In 2010, I revealed I had seen 400 movie musicals over the course of eight years. Now that number is over 600. To celebrate and share this musical love, here is my weekly feature about musicals.
This week’s musical:
Tars and Spars (1946) – Musical #615
Director: Alfred E. Green
Starring: Janet Blair, Alfred Drake, Marc Platt, Jeff Donnell, Sid Caesar, Joseph Crehan (uncredited), Hugh Beaumont (uncredited), Anita Alvarez (uncredited), Alex Romero (uncredited), Dick Winslow (uncredited)
Howard Young (Drake) is in the U.S. Coast Guard but has had shore duty throughout the war. Though he wants to be sent out on shore duty, he is stuck with a desk job on base. His only time at sea performing a military experiment for 20 days in the raft in the base’s harbor. When he returns from the operation, he meets Christine Bradley (Blair), a SPAR who is now on the base. Howard’s friend Chuck Enders (Caesar) jokes and tells her that he is a military war hero and was shipwrecked.
• Alfred Drake’s first film. Drake and Marc Platt were both coming off of performing in the original Broadway production of “Oklahoma.” Drake played Curley in the musical, and Platt danced as Dream Curly in the ballet.
• Sid Caesar’s first role. Caesar was in the real “Tars and Spars” review.
• A SPAR is the women’s branch of the United States Coast Guard during World War II.
• Choreography by Jack Cole
• Seemingly no relation to the 1944 U.S. Coast Guard all-star show of the same title written by Howard Dietz and Vernon Duke.
• Ella Logan was initially announced for the film in a comedic female role, according to a March 21, 1945, news brief.
• Coast guard and SPARS were to be featured in the film, according to an April 26, 1945, news brief.
• Jack Cole’s choreography
• “Kiss Me Hello” performed by Janet Blair
• “Love is a Merry-Go-Round” performed by Alfred Drake
• “He’s a Hero” performed by the cast and Sid Caesar
• “I’m Glad I Waited For You”
During World War II, “Tars and Spars” was a Coast Guard show performed around the world. Written by Howard Dietz and Vernon Duke, it featured men and women who were in the Coast Guard performing various musical numbers. Today, each military branch accepts both men and women. But during World War II, special female reserves were created for each branch.
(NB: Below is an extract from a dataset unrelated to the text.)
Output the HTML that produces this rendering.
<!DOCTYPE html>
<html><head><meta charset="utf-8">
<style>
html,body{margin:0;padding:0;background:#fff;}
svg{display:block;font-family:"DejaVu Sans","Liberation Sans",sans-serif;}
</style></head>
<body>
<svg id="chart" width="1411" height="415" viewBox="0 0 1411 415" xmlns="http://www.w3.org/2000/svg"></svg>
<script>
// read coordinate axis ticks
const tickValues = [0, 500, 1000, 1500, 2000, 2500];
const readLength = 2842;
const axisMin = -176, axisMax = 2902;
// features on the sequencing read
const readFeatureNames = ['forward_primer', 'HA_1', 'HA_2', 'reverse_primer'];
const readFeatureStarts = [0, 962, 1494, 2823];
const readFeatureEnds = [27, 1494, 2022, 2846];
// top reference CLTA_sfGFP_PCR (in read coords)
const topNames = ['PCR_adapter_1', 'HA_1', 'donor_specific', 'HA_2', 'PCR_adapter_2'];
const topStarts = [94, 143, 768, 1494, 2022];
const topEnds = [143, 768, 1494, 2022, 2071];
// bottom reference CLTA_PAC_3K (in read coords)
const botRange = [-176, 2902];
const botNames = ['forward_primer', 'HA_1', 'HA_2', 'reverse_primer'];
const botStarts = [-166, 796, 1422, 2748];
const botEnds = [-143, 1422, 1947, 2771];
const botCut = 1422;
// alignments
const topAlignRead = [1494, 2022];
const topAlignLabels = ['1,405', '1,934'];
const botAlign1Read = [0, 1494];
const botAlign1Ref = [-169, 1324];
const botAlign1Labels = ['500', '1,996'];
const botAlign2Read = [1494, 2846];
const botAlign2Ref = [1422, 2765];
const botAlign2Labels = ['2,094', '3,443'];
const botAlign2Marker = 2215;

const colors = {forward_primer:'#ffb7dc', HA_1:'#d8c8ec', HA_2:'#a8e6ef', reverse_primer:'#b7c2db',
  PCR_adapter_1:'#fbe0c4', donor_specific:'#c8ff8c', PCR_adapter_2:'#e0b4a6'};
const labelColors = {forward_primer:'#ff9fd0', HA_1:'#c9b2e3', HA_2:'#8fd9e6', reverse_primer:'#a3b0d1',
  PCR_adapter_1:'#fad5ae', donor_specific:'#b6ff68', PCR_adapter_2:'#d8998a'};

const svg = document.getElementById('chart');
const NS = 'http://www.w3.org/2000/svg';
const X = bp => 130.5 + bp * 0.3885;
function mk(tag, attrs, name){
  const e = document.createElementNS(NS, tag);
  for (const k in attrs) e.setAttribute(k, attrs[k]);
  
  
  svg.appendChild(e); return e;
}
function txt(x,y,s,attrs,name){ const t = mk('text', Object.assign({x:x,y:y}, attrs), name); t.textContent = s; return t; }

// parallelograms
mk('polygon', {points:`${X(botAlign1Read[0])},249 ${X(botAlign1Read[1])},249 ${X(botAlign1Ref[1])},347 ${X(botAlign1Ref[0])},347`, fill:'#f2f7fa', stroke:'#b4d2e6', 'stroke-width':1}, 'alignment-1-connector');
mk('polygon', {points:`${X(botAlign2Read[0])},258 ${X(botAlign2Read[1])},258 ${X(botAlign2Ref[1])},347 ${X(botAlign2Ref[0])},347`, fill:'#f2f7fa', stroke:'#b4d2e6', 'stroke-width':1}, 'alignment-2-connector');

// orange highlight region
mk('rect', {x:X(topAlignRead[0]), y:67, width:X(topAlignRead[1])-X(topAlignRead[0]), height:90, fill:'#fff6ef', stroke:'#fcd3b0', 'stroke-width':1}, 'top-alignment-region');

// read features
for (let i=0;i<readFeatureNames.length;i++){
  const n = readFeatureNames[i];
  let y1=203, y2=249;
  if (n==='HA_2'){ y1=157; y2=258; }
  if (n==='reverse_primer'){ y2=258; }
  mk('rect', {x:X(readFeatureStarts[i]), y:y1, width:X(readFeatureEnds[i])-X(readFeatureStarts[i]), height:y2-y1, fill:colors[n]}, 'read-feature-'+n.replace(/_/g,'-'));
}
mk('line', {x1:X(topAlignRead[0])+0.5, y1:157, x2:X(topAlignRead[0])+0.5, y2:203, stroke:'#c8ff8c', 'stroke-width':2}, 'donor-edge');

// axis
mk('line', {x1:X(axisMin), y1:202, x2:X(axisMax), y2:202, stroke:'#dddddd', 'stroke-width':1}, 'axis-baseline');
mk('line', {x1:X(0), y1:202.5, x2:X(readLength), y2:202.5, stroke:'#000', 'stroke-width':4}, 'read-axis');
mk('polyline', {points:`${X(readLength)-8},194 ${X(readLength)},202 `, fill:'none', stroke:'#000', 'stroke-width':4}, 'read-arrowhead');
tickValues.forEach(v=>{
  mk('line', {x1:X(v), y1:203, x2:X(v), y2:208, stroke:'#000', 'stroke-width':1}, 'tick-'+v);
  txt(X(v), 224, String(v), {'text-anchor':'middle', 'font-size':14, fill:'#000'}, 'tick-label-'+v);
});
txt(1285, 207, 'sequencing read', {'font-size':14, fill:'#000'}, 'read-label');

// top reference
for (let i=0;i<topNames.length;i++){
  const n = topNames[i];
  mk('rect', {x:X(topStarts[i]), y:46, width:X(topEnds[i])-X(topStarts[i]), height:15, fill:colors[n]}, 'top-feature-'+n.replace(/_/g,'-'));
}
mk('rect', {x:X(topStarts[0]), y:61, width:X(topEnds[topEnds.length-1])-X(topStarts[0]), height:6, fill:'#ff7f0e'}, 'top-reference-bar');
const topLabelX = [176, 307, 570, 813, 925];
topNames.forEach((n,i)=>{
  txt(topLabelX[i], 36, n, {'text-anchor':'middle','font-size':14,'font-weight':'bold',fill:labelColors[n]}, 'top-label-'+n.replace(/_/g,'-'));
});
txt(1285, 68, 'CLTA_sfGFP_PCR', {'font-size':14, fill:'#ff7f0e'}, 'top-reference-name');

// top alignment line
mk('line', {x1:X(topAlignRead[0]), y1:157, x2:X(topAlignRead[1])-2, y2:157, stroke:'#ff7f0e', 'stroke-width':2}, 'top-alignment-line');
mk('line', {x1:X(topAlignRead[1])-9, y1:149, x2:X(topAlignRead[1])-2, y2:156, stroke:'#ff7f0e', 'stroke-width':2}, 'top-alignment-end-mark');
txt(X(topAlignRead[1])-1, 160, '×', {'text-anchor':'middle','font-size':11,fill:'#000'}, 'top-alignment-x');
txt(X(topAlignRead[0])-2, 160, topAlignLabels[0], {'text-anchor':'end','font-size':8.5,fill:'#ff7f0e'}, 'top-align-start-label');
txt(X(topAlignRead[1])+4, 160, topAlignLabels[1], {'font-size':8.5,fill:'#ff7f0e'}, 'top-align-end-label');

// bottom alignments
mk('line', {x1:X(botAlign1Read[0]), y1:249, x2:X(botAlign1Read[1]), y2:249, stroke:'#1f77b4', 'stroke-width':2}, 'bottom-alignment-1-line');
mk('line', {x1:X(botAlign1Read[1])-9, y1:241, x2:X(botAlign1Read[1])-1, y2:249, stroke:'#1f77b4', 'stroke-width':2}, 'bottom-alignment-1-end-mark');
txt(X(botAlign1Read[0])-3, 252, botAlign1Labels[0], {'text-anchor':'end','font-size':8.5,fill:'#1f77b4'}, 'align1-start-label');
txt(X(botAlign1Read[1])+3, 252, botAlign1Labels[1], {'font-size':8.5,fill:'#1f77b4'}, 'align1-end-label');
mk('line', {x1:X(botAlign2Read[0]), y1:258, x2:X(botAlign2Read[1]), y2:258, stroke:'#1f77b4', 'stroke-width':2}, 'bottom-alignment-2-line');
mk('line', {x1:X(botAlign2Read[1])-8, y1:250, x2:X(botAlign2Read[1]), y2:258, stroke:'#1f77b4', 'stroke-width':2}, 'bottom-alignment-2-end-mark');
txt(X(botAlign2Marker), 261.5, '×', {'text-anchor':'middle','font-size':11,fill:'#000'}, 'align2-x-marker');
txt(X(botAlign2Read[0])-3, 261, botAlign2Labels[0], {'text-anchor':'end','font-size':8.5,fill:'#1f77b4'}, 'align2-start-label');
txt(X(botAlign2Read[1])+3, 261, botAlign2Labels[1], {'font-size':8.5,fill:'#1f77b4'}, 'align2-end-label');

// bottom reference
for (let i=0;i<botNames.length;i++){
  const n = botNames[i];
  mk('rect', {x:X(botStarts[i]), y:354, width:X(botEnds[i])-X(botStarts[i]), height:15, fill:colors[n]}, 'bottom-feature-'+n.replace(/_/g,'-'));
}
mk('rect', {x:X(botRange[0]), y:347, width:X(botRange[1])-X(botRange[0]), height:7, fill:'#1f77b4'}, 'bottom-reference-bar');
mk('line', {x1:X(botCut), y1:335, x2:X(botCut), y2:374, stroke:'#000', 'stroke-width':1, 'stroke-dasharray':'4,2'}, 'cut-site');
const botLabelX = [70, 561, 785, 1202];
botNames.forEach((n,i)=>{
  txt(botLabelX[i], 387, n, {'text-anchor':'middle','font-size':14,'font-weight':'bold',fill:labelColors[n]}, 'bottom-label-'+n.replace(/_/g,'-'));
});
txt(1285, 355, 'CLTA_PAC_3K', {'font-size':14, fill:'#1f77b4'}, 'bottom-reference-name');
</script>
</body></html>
The United States Coast Guard Women’s Reserve was known as SPARS, and it was inactive by July 25, 1947. But in 1946, the SPARS were still active.
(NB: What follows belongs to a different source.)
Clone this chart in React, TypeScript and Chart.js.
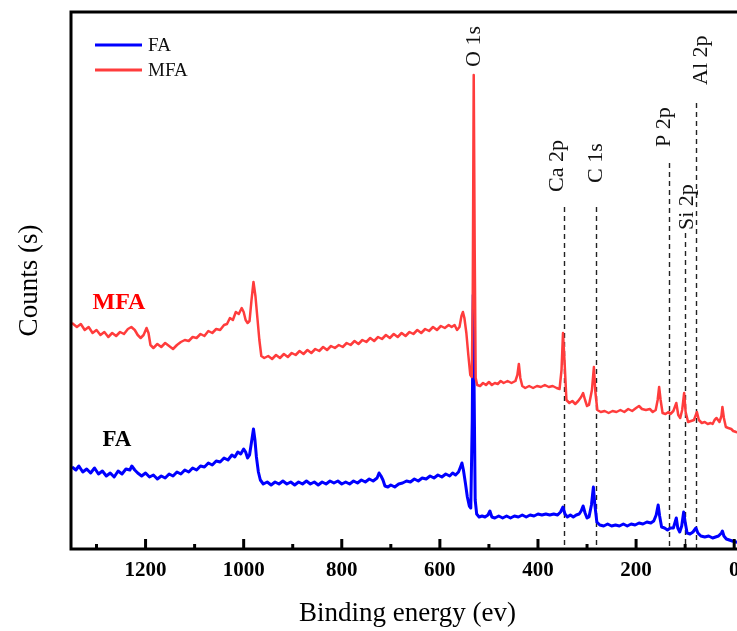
import React, { useEffect, useRef } from "react";
import { Chart, registerables } from "chart.js";

Chart.register(...registerables);

// ---------- DATA ----------
const ENERGY_MFA = [
  1350, 1340, 1332, 1324, 1316, 1308, 1300, 1292, 1284, 1276, 1268, 1260, 1252, 1244, 1236, 1229, 1222, 1216, 1210, 1204,
  1198, 1194, 1190, 1184, 1176, 1168, 1160, 1152, 1144, 1136, 1128, 1120, 1112, 1104, 1096, 1088, 1080, 1072, 1064, 1056,
  1048, 1040, 1034, 1028, 1022, 1016, 1010, 1004, 1000, 996, 992, 988, 984, 980, 976, 972, 968, 964, 958, 950,
  942, 934, 926, 918, 910, 902, 894, 886, 878, 870, 862, 854, 846, 838, 830, 822, 814, 806, 798, 790,
  782, 774, 766, 758, 750, 742, 734, 726, 718, 710, 702, 694, 686, 678, 670, 662, 654, 646, 638, 630,
  622, 614, 606, 598, 590, 582, 576, 570, 565, 560, 556, 553, 550, 546, 542, 538, 535, 533, 531, 529,
  527, 524, 518, 512, 506, 500, 494, 488, 482, 476, 470, 462, 454, 446, 442, 439, 436, 432, 426, 418,
  410, 402, 394, 386, 378, 370, 362, 356, 352, 349, 346, 342, 336, 330, 324, 318, 312, 308, 304, 300,
  296, 290, 286, 283, 279, 272, 264, 256, 248, 240, 232, 224, 216, 208, 200, 194, 188, 180, 172, 166,
  160, 156, 153, 150, 146, 140, 134, 130, 124, 118, 114, 110, 106, 102, 99, 94, 88, 82, 76, 72,
  66, 60, 54, 48, 44, 40, 36, 30, 26, 24, 21, 17, 12, 6, 2, -4, -12, -20,
];
const COUNTS_MFA = [
  226, 222, 225, 219, 222, 216, 219, 214, 217, 212, 216, 213, 217, 215, 220, 222, 219, 214, 211, 214,
  221, 216, 204, 201, 205, 202, 206, 203, 200, 204, 207, 209, 208, 212, 211, 215, 213, 218, 216, 220,
  219, 224, 225, 231, 229, 237, 235, 241, 237, 229, 226, 228, 249, 267, 253, 231, 209, 193, 191, 193,
  190, 194, 191, 195, 192, 196, 194, 198, 195, 199, 196, 200, 198, 202, 199, 203, 201, 204, 202, 206,
  204, 208, 205, 209, 207, 211, 208, 212, 210, 214, 211, 215, 212, 216, 213, 217, 215, 219, 216, 220,
  218, 222, 219, 223, 221, 224, 222, 224, 219, 222, 233, 237, 231, 216, 194, 174, 172, 249, 474, 299,
  171, 164, 163, 166, 164, 167, 164, 166, 165, 168, 166, 168, 166, 168, 174, 185, 171, 163, 161, 163,
  161, 163, 162, 164, 162, 163, 161, 160, 179, 216, 189, 149, 146, 148, 145, 148, 152, 156, 149, 143,
  144, 159, 182, 157, 139, 137, 138, 136, 138, 137, 139, 137, 140, 138, 141, 143, 140, 139, 140, 137,
  139, 149, 162, 149, 136, 135, 137, 135, 138, 146, 134, 131, 139, 156, 137, 127, 128, 129, 137, 129,
  126, 127, 125, 126, 125, 129, 131, 127, 133, 142, 131, 122, 121, 120, 118, 117, 116, 116,
];

const ENERGY_FA = [
  1350, 1342, 1336, 1328, 1320, 1312, 1304, 1296, 1288, 1280, 1272, 1264, 1256, 1248, 1240, 1232, 1228, 1222, 1216, 1208,
  1200, 1192, 1184, 1176, 1168, 1160, 1152, 1144, 1136, 1128, 1120, 1112, 1104, 1096, 1088, 1080, 1072, 1064, 1056, 1048,
  1040, 1032, 1024, 1018, 1012, 1006, 1000, 996, 992, 988, 984, 980, 977, 974, 970, 966, 960, 952, 944, 936,
  928, 920, 912, 904, 896, 888, 880, 872, 864, 856, 848, 840, 832, 824, 816, 808, 800, 792, 784, 776,
  768, 760, 752, 744, 736, 728, 724, 720, 716, 712, 706, 700, 692, 684, 676, 668, 660, 652, 644, 636,
  628, 620, 612, 604, 596, 588, 580, 574, 568, 562, 558, 555, 552, 548, 544, 540, 537, 534, 532, 530,
  528, 525, 520, 514, 508, 502, 498, 494, 488, 480, 472, 464, 456, 448, 440, 432, 424, 416, 408, 400,
  392, 384, 376, 368, 360, 354, 349, 345, 340, 334, 328, 322, 316, 312, 308, 304, 300, 296, 291, 287,
  284, 280, 274, 266, 258, 250, 242, 234, 226, 218, 210, 202, 194, 186, 178, 170, 164, 159, 155, 152,
  148, 142, 136, 130, 124, 118, 115, 111, 107, 103, 100, 96, 90, 84, 78, 74, 68, 60, 52, 44,
  38, 32, 26, 24, 21, 16, 10, 4, -4, -12, -20,
];
const COUNTS_FA = [
  82, 79, 83, 77, 80, 76, 81, 75, 78, 73, 76, 72, 78, 75, 80, 79, 83, 79, 76, 73,
  76, 72, 74, 70, 73, 71, 75, 73, 77, 75, 79, 77, 81, 79, 83, 82, 86, 84, 88, 87,
  91, 89, 94, 92, 97, 95, 100, 97, 91, 94, 107, 120, 109, 92, 77, 69, 65, 67, 64, 67,
  65, 68, 65, 67, 64, 67, 65, 68, 65, 67, 64, 67, 65, 68, 66, 68, 65, 67, 65, 68,
  66, 69, 67, 70, 68, 71, 76, 73, 69, 63, 62, 64, 62, 65, 66, 68, 67, 70, 68, 71,
  70, 73, 71, 74, 72, 75, 73, 76, 74, 77, 82, 86, 79, 66, 52, 43, 41, 129, 254, 149,
  49, 35, 32, 33, 32, 34, 38, 32, 31, 33, 31, 33, 31, 33, 32, 34, 32, 34, 33, 35,
  34, 35, 34, 35, 34, 37, 42, 35, 32, 34, 32, 34, 35, 38, 43, 36, 31, 32, 44, 62,
  44, 27, 24, 23, 25, 23, 24, 23, 25, 23, 25, 24, 26, 25, 27, 26, 28, 34, 44, 33,
  22, 21, 19, 21, 21, 31, 21, 17, 23, 37, 27, 16, 15, 17, 21, 16, 13, 12, 13, 11,
  12, 13, 16, 18, 13, 10, 9, 8, 7, 6, 6,
];

const SERIES_NAMES = ["FA", "MFA"];
const X_MIN = -20;
const X_MAX = 1352;
const Y_MIN = 0;
const Y_MAX = 537;
const X_MAJOR_TICKS = [0, 200, 400, 600, 800, 1000, 1200];
const X_MINOR_TICKS = [100, 300, 500, 700, 900, 1100, 1300];

const PEAK_NAMES = ["Ca 2p", "C 1s", "P 2p", "Si 2p", "Al 2p"];
const PEAK_ENERGY = [347, 282, 132, 101, 77];
const PEAK_LINE_TOP = [342, 342, 386, 316, 446];

const LABEL_NAMES = ["O 1s", "Ca 2p", "C 1s", "P 2p", "Si 2p", "Al 2p"];
const LABEL_ENERGY = [531, 360, 281, 143, 96, 67];
const LABEL_START = [482, 357, 366, 402, 319, 464];

// ---------- STYLE ----------
const SERIF = "'Liberation Serif', 'Times New Roman', serif";
const BLUE = "#0000ff";
const RED = "#ff3c3c";

const decorPlugin = {
  id: "decor",
  beforeDatasetsDraw(chart: any) {
    const { ctx, chartArea, scales } = chart;
    const xs = scales.x;
    const ys = scales.y;
    ctx.save();
    ctx.strokeStyle = "#222";
    ctx.lineWidth = 1.4;
    ctx.setLineDash([5, 4]);
    PEAK_ENERGY.forEach((e, i) => {
      const px = Math.round(xs.getPixelForValue(e)) + 0.5;
      ctx.beginPath();
      ctx.moveTo(px, ys.getPixelForValue(PEAK_LINE_TOP[i]));
      ctx.lineTo(px, chartArea.bottom);
      ctx.stroke();
    });
    ctx.setLineDash([]);
    ctx.fillStyle = "#111";
    ctx.font = `22px ${SERIF}`;
    ctx.textAlign = "left";
    ctx.textBaseline = "middle";
    LABEL_NAMES.forEach((name, i) => {
      ctx.save();
      ctx.translate(xs.getPixelForValue(LABEL_ENERGY[i]), ys.getPixelForValue(LABEL_START[i]));
      ctx.rotate(-Math.PI / 2);
      ctx.fillText(name, 0, 0);
      ctx.restore();
    });
    ctx.restore();
  },
  afterDatasetsDraw(chart: any) {
    const { ctx, chartArea, scales } = chart;
    const xs = scales.x;
    const ys = scales.y;
    ctx.save();
    // frame
    ctx.strokeStyle = "#000";
    ctx.lineWidth = 3;
    ctx.strokeRect(chartArea.left, chartArea.top, chartArea.right - chartArea.left, chartArea.bottom - chartArea.top);
    // inward ticks
    ctx.lineWidth = 3;
    X_MAJOR_TICKS.forEach((v) => {
      const px = xs.getPixelForValue(v);
      ctx.beginPath();
      ctx.moveTo(px, chartArea.bottom);
      ctx.lineTo(px, chartArea.bottom - 10);
      ctx.stroke();
    });
    X_MINOR_TICKS.forEach((v) => {
      const px = xs.getPixelForValue(v);
      ctx.beginPath();
      ctx.moveTo(px, chartArea.bottom);
      ctx.lineTo(px, chartArea.bottom - 5);
      ctx.stroke();
    });
    // legend
    const lx = chartArea.left + 24;
    const rows = [
      { name: SERIES_NAMES[0], color: BLUE, y: chartArea.top + 33 },
      { name: SERIES_NAMES[1], color: RED, y: chartArea.top + 58 },
    ];
    ctx.font = `19px ${SERIF}`;
    ctx.textAlign = "left";
    ctx.textBaseline = "middle";
    rows.forEach((r) => {
      ctx.strokeStyle = r.color;
      ctx.lineWidth = 3;
      ctx.beginPath();
      ctx.moveTo(lx, r.y);
      ctx.lineTo(lx + 47, r.y);
      ctx.stroke();
      ctx.fillStyle = "#111";
      ctx.fillText(r.name, lx + 53, r.y + 1);
    });
    // series labels
    ctx.font = `bold 24px ${SERIF}`;
    ctx.fillStyle = "#ff0000";
    ctx.fillText(SERIES_NAMES[1], xs.getPixelForValue(1308), ys.getPixelForValue(246));
    ctx.font = `bold 23px ${SERIF}`;
    ctx.fillStyle = "#000";
    ctx.fillText(SERIES_NAMES[0], xs.getPixelForValue(1288), ys.getPixelForValue(109));
    ctx.restore();
  },
};

export default function App() {
  const ref = useRef<HTMLCanvasElement | null>(null);
  useEffect(() => {
    if (!ref.current) return;
    const mfa = ENERGY_MFA.map((x, i) => ({ x, y: COUNTS_MFA[i] }));
    const fa = ENERGY_FA.map((x, i) => ({ x, y: COUNTS_FA[i] }));
    const chart = new Chart(ref.current, {
      type: "line",
      data: {
        datasets: [
          { label: SERIES_NAMES[1], data: mfa, borderColor: RED, borderWidth: 2.5, pointRadius: 0, tension: 0, order: 0, borderJoinStyle: "round" },
          { label: SERIES_NAMES[0], data: fa, borderColor: BLUE, borderWidth: 3, pointRadius: 0, tension: 0, order: 1, borderJoinStyle: "round" },
        ],
      },
      options: {
        animation: false,
        responsive: false,
        devicePixelRatio: 1,
        layout: { padding: { top: 12, right: 4, left: 0, bottom: 0 } },
        plugins: { legend: { display: false }, tooltip: { enabled: false } },
        scales: {
          x: {
            type: "linear",
            reverse: true,
            min: X_MIN,
            max: X_MAX,
            grid: { display: false, drawTicks: false },
            border: { display: false },
            afterBuildTicks: (scale: any) => {
              scale.ticks = X_MAJOR_TICKS.map((v) => ({ value: v }));
            },
            afterFit: (scale: any) => {
              scale.height = 82;
            },
            ticks: {
              autoSkip: false,
              maxRotation: 0,
              padding: 9,
              color: "#000",
              font: { family: SERIF, size: 21, weight: "bold" },
              callback: (v: any) => String(v),
            },
            title: {
              display: true,
              text: "Binding energy (ev)",
              color: "#000",
              font: { family: SERIF, size: 27 },
              padding: { top: 0, bottom: 1 },
            },
          },
          y: {
            type: "linear",
            min: Y_MIN,
            max: Y_MAX,
            grid: { display: false, drawTicks: false },
            border: { display: false },
            ticks: { display: false },
            afterFit: (scale: any) => {
              scale.width = 71;
            },
            title: {
              display: true,
              text: "Counts (s)",
              color: "#000",
              font: { family: SERIF, size: 27 },
              padding: { top: 14, bottom: 0 },
            },
          },
        },
      },
      plugins: [decorPlugin],
    } as any);
    return () => chart.destroy();
  }, []);
  return (
    <div style={{ position: "fixed", left: 0, top: 0, width: 737, height: 631, overflow: "hidden", background: "#fff" }}>
      <canvas ref={ref} width={748} height={631} style={{ display: "block", width: 748, height: 631 }} />
    </div>
  );
}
This 1946 film took the name of the show, the idea that the Coast Guard was rehearsing for a show, and then wrote a comedic plot around it when they weren’t practicing.
In this movie musical, the Tars are Howard Young, played by Alfred Drake; Junior Casady, played by Marc Platt; and Chuck Enders, played by Sid Caesar. The SPARS are Christine Bradley, played by Janet Blair, and Penny McDougal, played by Jeff Donnell.
Howard Young is in the Coast Guard but has never even been at sea. His only time at sea is spending 20 days in a raft for an experiment. When he returns from conducting the experiment, he meets Christine, a SPAR, who believes he is a war hero. The comedic relief, Chuck Enders is Howard’s pal and is trying to avoid SPAR Penny McDougal who is in love with him.
Outside of this plot, the cast is rehearsing for the “Tars and Spars” show, which stars Christine and Junior Casady with his dance numbers.
“Tars and Spars” was released on the heels of “Tonight and Every Night,” the Technicolor musical which starred Rita Hayworth and paired Marc Platt and Janet Blair.
Platt and Blair starred in this 1946 film next but were not romanticly paired. In fact, Platt has very little screentime or lines but has a few outstanding dance numbers.
“Tars and Spars” also has a tie to the original Broadway production of “Oklahoma.” Both Alfred Drake and Marc Platt had roles in that musical. This was Drake’s first film.
This was also the first film of comedian Sid Caesar, who was also in the original “Tars and Spars” Coast Guard plays. His overly long comedic scenes reminded me of Danny Kaye or Red Skelton, but unfortunately wasn’t very funny. For example, his “I Love Eggs” song is irritating and also surprising that they would show someone wasting eggs at the end of rationing. He then does an extremely irritating comedic number where he’s describing the movie they will see on the ship.
“Tars and Spars” has big dance numbers like it is going to be a larger budget musical film, but also has a low budget feel. I feel like it would be a more enjoyable film without Sid Caesar’s comedic moments.